# Written exercise
Lift every line from the entries that includes the word "this".

═══ Provided entries ═══

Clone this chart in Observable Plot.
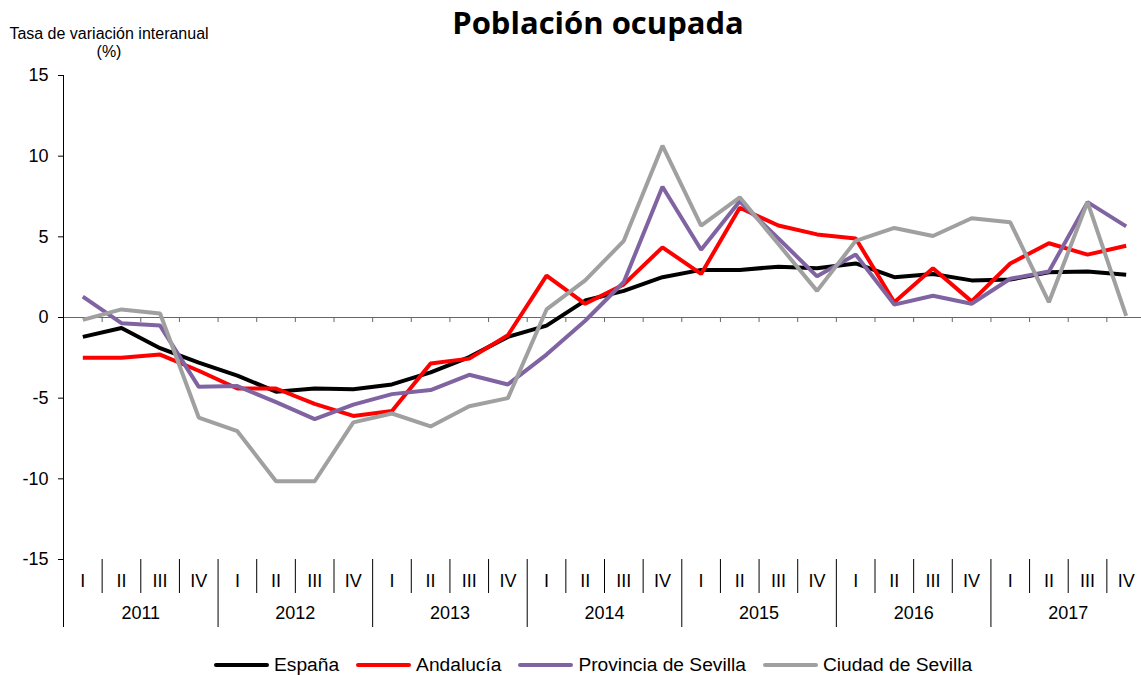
<!DOCTYPE html>
<html>
<head>
<meta charset="utf-8">
<script src="https://cdn.jsdelivr.net/npm/d3@7"></script>
<script src="https://cdn.jsdelivr.net/npm/@observablehq/plot@0.6"></script>
<style>
  body { margin: 0; background: #fff; }
  #wrap { position: relative; width: 1141px; height: 675px; overflow: hidden; font-family: "Liberation Sans", Arial, sans-serif; color: #000; }
  #chart { position: absolute; left: 0; top: 0; }
  #title { position: absolute; left: 598px; top: 7px; transform: translateX(-50%); white-space: nowrap;
           font-family: "Open Sans", sans-serif; font-weight: 700; font-size: 31px; line-height: 31px; }
  #ylabel { position: absolute; left: 8px; top: 25px; width: 202px; text-align: center; font-size: 16px; line-height: 18px; white-space: nowrap; }
  #legend { position: absolute; left: 214px; top: 655px; display: flex; align-items: center; gap: 17px; font-size: 19.2px; line-height: 19px; white-space: nowrap; }
  .item { display: flex; align-items: center; }
  .swatch { width: 55px; height: 4px; border-radius: 2px; margin-right: 5px; }
</style>
</head>
<body>
<div id="wrap">
  <div id="chart"></div>
  <div id="title">Población ocupada</div>
  <div id="ylabel">Tasa de variación interanual<br>(%)</div>
  <div id="legend"></div>
</div>
<script>
// ---- Data ----
const years = [2011, 2012, 2013, 2014, 2015, 2016, 2017];
const quarterLabels = ["I", "II", "III", "IV"];
const seriesNames = ["España", "Andalucía", "Provincia de Sevilla", "Ciudad de Sevilla"];
const seriesColors = ["#000000", "#FF0000", "#8064A2", "#A0A0A0"];

const espana = [-1.2, -0.65, -1.9, -2.8, -3.6, -4.6, -4.4, -4.45, -4.15, -3.4, -2.45, -1.2,
  -0.5, 1.05, 1.65, 2.5, 2.95, 2.95, 3.15, 3.05, 3.35, 2.5, 2.7, 2.3, 2.35, 2.8, 2.85, 2.65];
const andalucia = [-2.5, -2.5, -2.3, -3.3, -4.4, -4.4, -5.35, -6.1, -5.8, -2.85, -2.55, -1.1,
  2.6, 0.85, 2.05, 4.35, 2.7, 6.8, 5.7, 5.15, 4.9, 0.95, 3.05, 1.0, 3.35, 4.6, 3.9, 4.45];
const provincia = [1.3, -0.35, -0.5, -4.3, -4.25, -5.25, -6.3, -5.4, -4.75, -4.5, -3.55, -4.15,
  -2.3, -0.2, 2.2, 8.1, 4.2, 7.2, 4.9, 2.55, 3.9, 0.8, 1.35, 0.85, 2.4, 2.85, 7.15, 5.65];
const ciudad = [-0.15, 0.5, 0.25, -6.2, -7.05, -10.15, -10.15, -6.5, -5.95, -6.75, -5.5, -5.0,
  0.5, 2.3, 4.75, 10.65, 5.7, 7.45, 4.55, 1.65, 4.75, 5.55, 5.05, 6.15, 5.9, 0.95, 7.15, 0.1];
const yTicks = [-15, -10, -5, 0, 5, 10, 15];

// ---- Build table ----
const allValues = [espana, andalucia, provincia, ciudad];
const nQ = years.length * quarterLabels.length;
const rows = seriesNames.flatMap((name, s) => allValues[s].map((v, i) => ({ i, v, name })));
const quarterIdx = d3.range(nQ);
const boundaries = d3.range(nQ + 1).map(k => k - 0.5);
const yearBounds = boundaries.filter((b, k) => k % 4 === 0);
const quarterBounds = boundaries.filter((b, k) => k % 4 !== 0);
const yearCenters = years.map((y, k) => k * 4 + 1.5);

const chart = Plot.plot({
  width: 1141,
  height: 675,
  marginTop: 75,
  marginBottom: 116,
  marginLeft: 63,
  marginRight: 0,
  x: { type: "linear", domain: [-0.5, nQ - 0.5], range: [63, 1145] },
  y: { domain: [-15, 15], range: [559, 75] },
  color: { domain: seriesNames, range: seriesColors },
  style: { fontFamily: "Liberation Sans, Arial, sans-serif", color: "#000", background: "transparent", overflow: "visible" },
  marks: [
    Plot.ruleY([0], { stroke: "#666", strokeWidth: 1.2 }),
    Plot.ruleX(quarterIdx.slice(1).map(k => k - 0.5), { x: d => d, y1: 0, y2: 0, insetBottom: -5, stroke: "#666" }),
    Plot.ruleX([-0.5], { stroke: "#000" }),
    Plot.axisY({ ticks: yTicks, tickSize: 5, tickPadding: 10, tickFormat: d => String(d), fontSize: 18, label: null }),
    Plot.axisX({ ticks: quarterBounds, tickSize: 34, tickFormat: () => "", label: null }),
    Plot.axisX({ ticks: yearBounds, tickSize: 68, tickFormat: () => "", label: null }),
    Plot.axisX({ ticks: quarterIdx, tickSize: 0, tickPadding: 15, tickFormat: i => quarterLabels[i % 4], fontSize: 18, label: null }),
    Plot.axisX({ ticks: yearCenters, tickSize: 0, tickPadding: 47, tickFormat: d => String(years[(d - 1.5) / 4]), fontSize: 18, label: null }),
    Plot.line(rows, { x: "i", y: "v", z: "name", stroke: "name", strokeWidth: 4, strokeLinejoin: "miter", strokeLinecap: "butt" })
  ]
});
document.getElementById("chart").appendChild(chart);

// ---- Legend ----
const legend = document.getElementById("legend");
seriesNames.forEach((name, s) => {
  const item = document.createElement("div");
  item.className = "item";
  const sw = document.createElement("span");
  sw.className = "swatch";
  sw.style.background = seriesColors[s];
  const tx = document.createElement("span");
  tx.textContent = name;
  item.appendChild(sw);
  item.appendChild(tx);
  legend.appendChild(item);
});
</script>
</body>
</html>
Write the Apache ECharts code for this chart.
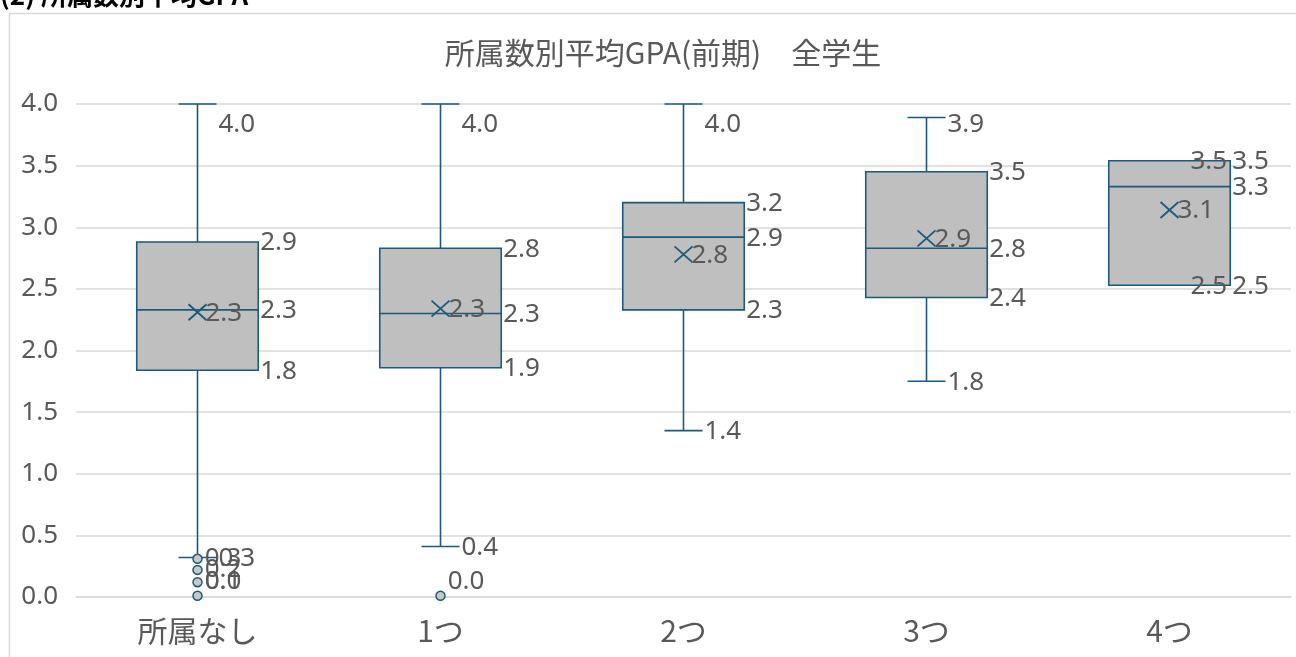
<!DOCTYPE html>
<html>
<head>
<meta charset="utf-8">
<script src="https://cdn.jsdelivr.net/npm/echarts@6/dist/echarts.min.js"></script>
<style>
html,body{margin:0;padding:0;background:#fff;}
#chart{width:1296px;height:657px;}
</style>
</head>
<body>
<div id="chart"></div>
<script>
const categories = ['所属なし', '1つ', '2つ', '3つ', '4つ'];
const whiskerMin = [0.32, 0.41, 1.35, 1.75, 2.53];
const q1 = [1.84, 1.86, 2.33, 2.43, 2.53];
const medians = [2.33, 2.30, 2.92, 2.83, 3.33];
const q3 = [2.88, 2.83, 3.20, 3.45, 3.54];
const whiskerMax = [4.0, 4.0, 4.0, 3.89, 3.54];
const means = [2.31, 2.34, 2.78, 2.91, 3.14];
const outlierCategory = [0, 0, 0, 0, 1];
const outlierValues = [0.31, 0.22, 0.12, 0.01, 0.01];
const yTicks = [0, 0.5, 1, 1.5, 2, 2.5, 3, 3.5, 4];

const STROKE = '#1d5a78';
const TEXT = '#595959';
const FONT = '"Noto Sans", "Noto Sans CJK JP", sans-serif';
const CJK = '"Noto Sans CJK JP", sans-serif';
const NUM_SIZE = 26;

const boxData = categories.map((c, i) => [i, whiskerMin[i], q1[i], medians[i], q3[i], whiskerMax[i], means[i]]);
const outlierData = outlierValues.map((v, i) => [outlierCategory[i], v]);

const chart = echarts.init(document.getElementById('chart'));
const PLOT_TOP = 104;
const PLOT_BOTTOM = 657 - 60;

function label(x, y, v) {
  if (y < PLOT_TOP + 20) y = PLOT_TOP + 20;
  return {
    type: 'text', x: x, y: y + 1, silent: true,
    style: { text: v.toFixed(1), fill: TEXT, fontSize: NUM_SIZE, fontFamily: FONT, align: 'left', verticalAlign: 'middle' }
  };
}

function renderItem(params, api) {
  const idx = api.value(0);
  const c = api.coord([idx, 0])[0];
  const band = api.size([1, 0])[0];
  const half = band * 0.25;
  const cap = 19;
  const yMin = api.coord([idx, api.value(1)])[1];
  const yQ1 = api.coord([idx, api.value(2)])[1];
  const yMed = api.coord([idx, api.value(3)])[1];
  const yQ3 = api.coord([idx, api.value(4)])[1];
  const yMax = api.coord([idx, api.value(5)])[1];
  const yMean = api.coord([idx, api.value(6)])[1];
  const ls = { stroke: STROKE, lineWidth: 1.6 };
  const children = [
    { type: 'line', shape: { x1: c, y1: yQ3, x2: c, y2: yMax }, style: ls },
    { type: 'line', shape: { x1: c, y1: yQ1, x2: c, y2: yMin }, style: ls },
    { type: 'line', shape: { x1: c - cap, y1: yMax, x2: c + cap, y2: yMax }, style: ls },
    { type: 'line', shape: { x1: c - cap, y1: yMin, x2: c + cap, y2: yMin }, style: ls },
    { type: 'rect', shape: { x: c - half, y: yQ3, width: half * 2, height: yQ1 - yQ3 }, style: { fill: '#bfbfbf', stroke: STROKE, lineWidth: 1.6 } },
    { type: 'line', shape: { x1: c - half, y1: yMed, x2: c + half, y2: yMed }, style: ls },
    { type: 'line', shape: { x1: c - 9, y1: yMean - 8, x2: c + 9, y2: yMean + 8 }, style: { stroke: STROKE, lineWidth: 1.8 } },
    { type: 'line', shape: { x1: c - 9, y1: yMean + 8, x2: c + 9, y2: yMean - 8 }, style: { stroke: STROKE, lineWidth: 1.8 } },
    label(c + cap + 2, yMax, api.value(5)),
    label(c + cap + 2, yMin, api.value(1)),
    label(c + half + 2, yQ3, api.value(4)),
    label(c + half + 2, yMed, api.value(3)),
    label(c + half + 2, yQ1, api.value(2)),
    label(c + 8, yMean, api.value(6))
  ];
  return { type: 'group', children: children };
}

const option = {
  animation: false,
  backgroundColor: '#ffffff',
  graphic: [
    { type: 'rect', left: 7, top: 11, shape: { width: 1310, height: 670 }, style: { fill: 'none', stroke: '#d9d9d9', lineWidth: 1.5 }, z: -10 },
    { type: 'text', left: 0, top: -18, style: { text: '(2) 所属数別平均GPA', fill: '#000', fontSize: 26, fontWeight: 'bold', fontFamily: CJK } }
  ],
  title: {
    text: '所属数別平均GPA(前期)　全学生',
    left: 658, top: 33, textAlign: 'center',
    textStyle: { color: TEXT, fontSize: 30, fontWeight: 'normal', fontFamily: CJK }
  },
  grid: { left: 76, right: 5, top: PLOT_TOP, bottom: 60, containLabel: false },
  xAxis: {
    type: 'category', data: categories,
    axisLine: { show: true, lineStyle: { color: '#d9d9d9', width: 1.5 } },
    axisTick: { show: false },
    axisLabel: { color: TEXT, fontSize: 30, margin: 19, fontFamily: CJK },
    splitLine: { show: false }
  },
  yAxis: {
    type: 'value', min: yTicks[0], max: yTicks[yTicks.length - 1], interval: 0.5,
    axisLine: { show: false }, axisTick: { show: false },
    axisLabel: { color: TEXT, fontSize: NUM_SIZE, margin: 18, fontFamily: FONT, formatter: v => v.toFixed(1) },
    splitLine: { lineStyle: { color: '#d9d9d9', width: 1.5 } }
  },
  series: [
    {
      type: 'custom', renderItem: renderItem, data: boxData,
      encode: { x: 0, y: [1, 2, 3, 4, 5, 6] }, clip: false, z: 2
    },
    {
      type: 'scatter', data: outlierData, symbol: 'circle', symbolSize: 9, z: 3,
      itemStyle: { color: '#c8c8c8', borderColor: STROKE, borderWidth: 1.5, opacity: 1 },
      label: {
        show: true, position: 'right', distance: 2, color: TEXT, fontSize: NUM_SIZE, fontFamily: FONT,
        formatter: p => p.value[1].toFixed(1)
      },
      labelLayout: function (params) {
        const r = params.labelRect;
        const over = (r.y + r.height) - (PLOT_BOTTOM - 2);
        return over > 0 ? { dy: -over } : {};
      }
    }
  ]
};
chart.setOption(option);
</script>
</body>
</html>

═══

# Correct result
Clone this chart in Observable Plot.
Write the Apache ECharts code for this chart.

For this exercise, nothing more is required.